Geology and the Lester Dill Era
The cave system formed over four hundred million years as slightly acidic groundwater dissolved limestone deposited when this region lay beneath a shallow sea. The resulting passages, decorated by stalactites, stalagmites, flowstones, and rare aragonite formations, reach more than four hundred feet beneath the surface at their deepest. The cave is genuinely active, meaning water continues to drip and formations continue to grow, slowly. The Stage Curtain, the cave's signature feature, is estimated at over seventy million years old and still adding a fraction of an inch each century.
Indigenous peoples used the cave entrance and shallow chambers for shelter for thousands of years before European contact. French settlers in the 1700s mined the cave for saltpeter, a key ingredient in gunpowder, and the Confederate Army did the same during the Civil War. In 1933 Lester Dill, a self-taught spelunker and showman, purchased the property, named it Meramec Caverns, and developed the show-cave experience that endures today. Dill was a marketing genius; he is widely credited with inventing the bumper sticker (originally tied to cave promotion) and with pioneering the Route 66 barn-roof advertising campaign.

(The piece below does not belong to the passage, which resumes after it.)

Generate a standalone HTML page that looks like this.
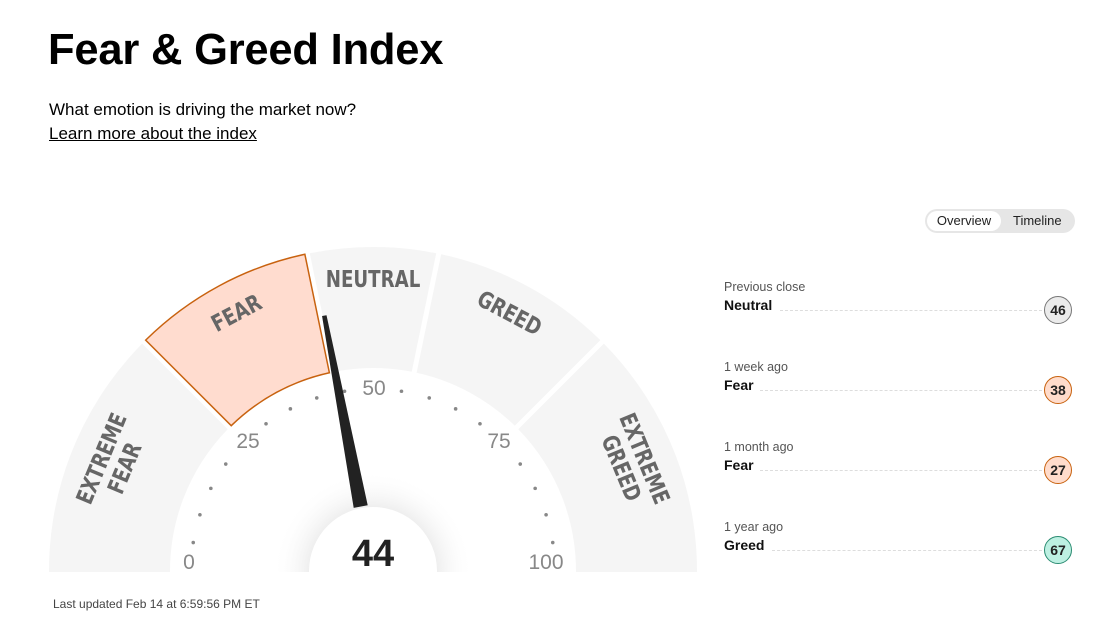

Dill's daughter Mary and her descendants still operate the cave, which is now in its third generation of family ownership. The family has consistently reinvested in safety upgrades (modern handrails, LED lighting that does not damage formations, structural assessments every five years) while preserving the showmanship that has always defined the experience: the Stage Curtain light show, the historic gift shop with its Lester-era signage, and the Route 66 nostalgia that suffuses the whole property.